Densho Digital Archive
Manzanar National Historic Site Collection
Title: Bob Fuchigami Interview
Narrator: Bob Fuchigami
Interviewer: Richard Potashin
Location: Denver, Colorado
Date: May 14, 2008
Densho ID: denshovh-fbob-01-0019

<Begin Segment 19>

RP: Many of the camps that were located in these very isolated areas experienced severe dust storms, and I think Amache was no exception.

BF: Oh, yeah. Well, outside, Amache was on a hillside and was, they had cactus and what they call Russian thistle, I guess. They had, they had scraped it pretty clean with bulldozers, there's sagebrush, but they missed parts of it. So it was a land of rattlesnakes and turtles and lizards and jackrabbits, I guess. Pretty barren land. There was some better land alongside the Arkansas River, and that was used later on for farming by the evacuees. Amache had about 10,000 acres in total, but the housing area where we lived was about a mile square. And built on the hillside, low-lying hill, and it had, it hadn't been used. I mean, even now, if you go out there, there was a lease to allow cattle to roam, but cactuses come back, sagebrush, it was not too different from what it was when we got there. Yeah, it wasn't, it was strange land for us.
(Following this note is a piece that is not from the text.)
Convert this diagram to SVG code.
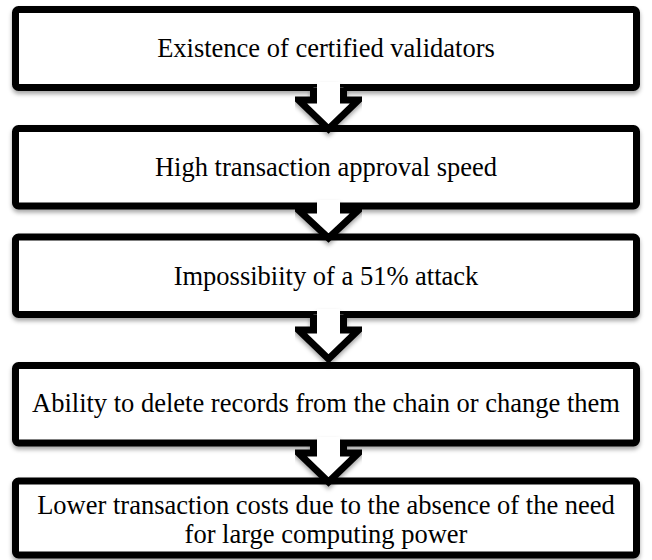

RP: So was the climate, too.

BF: Oh, yeah. The climate was the extremes. We have a pretty, in California, it was pretty even climate, although it got really hot in the summertime. I mean, you can get up to a hundred degrees in California, parts of it, anyway. But we certainly didn't experience anything like snow or freezing temperatures like they have here in Colorado. If you had a freeze in California, at least in our area, I didn't see any real freeze, although I guess there were times when it got pretty, pretty cold, near freezing, and Dad would cover the vegetables, crops with little plastic, or not plastic, but paper type of covers to protect them, but he didn't have to deal with snow and zero, zero temperatures. So it was quite a shock, and we had to, dust was always a problem. Amache was fairly close to that dustbowl area, and it was on the, right on the fringe. But at that time and that period of years, the dust storms were still there. There were times when we had dust storms where you couldn't see from here to the refrigerator, and yet people had to get out to go to the mess hall for, to eat three times a day, type of thing. You had to get out to go to the latrine, and it created real hardships for people. I mean, the dust storms were such that if you didn't know your way, you could get lost in a real hurry just from the barracks to the latrine. It didn't happen every day, but there were enough days when things were like that. They only had... I can only remember one time when they had a tornado.

RP: Tornado?

BF: Yeah.

RP: Went right through the camp?

BF: Well, it went through a part of the camp, and then destroyed some of the warehouse area. And they had a, they did have some, couple of rainstorms that created havoc.

RP: Flooding?

BF: Yeah, there's a couple of photos that show the damage from the rainstorms. But Granada is in an area, or Amache is in an area where they didn't get a lot of rain. They've experienced a lot of drought conditions, and they do, they did get some extremes in heat and cold, I mean, there were times when the temperatures went below zero, stayed below zero, and then there are other times when the temperatures went over a hundred. We didn't have much protection from the elements. So climate conditions were something you had to cope with and adjust to.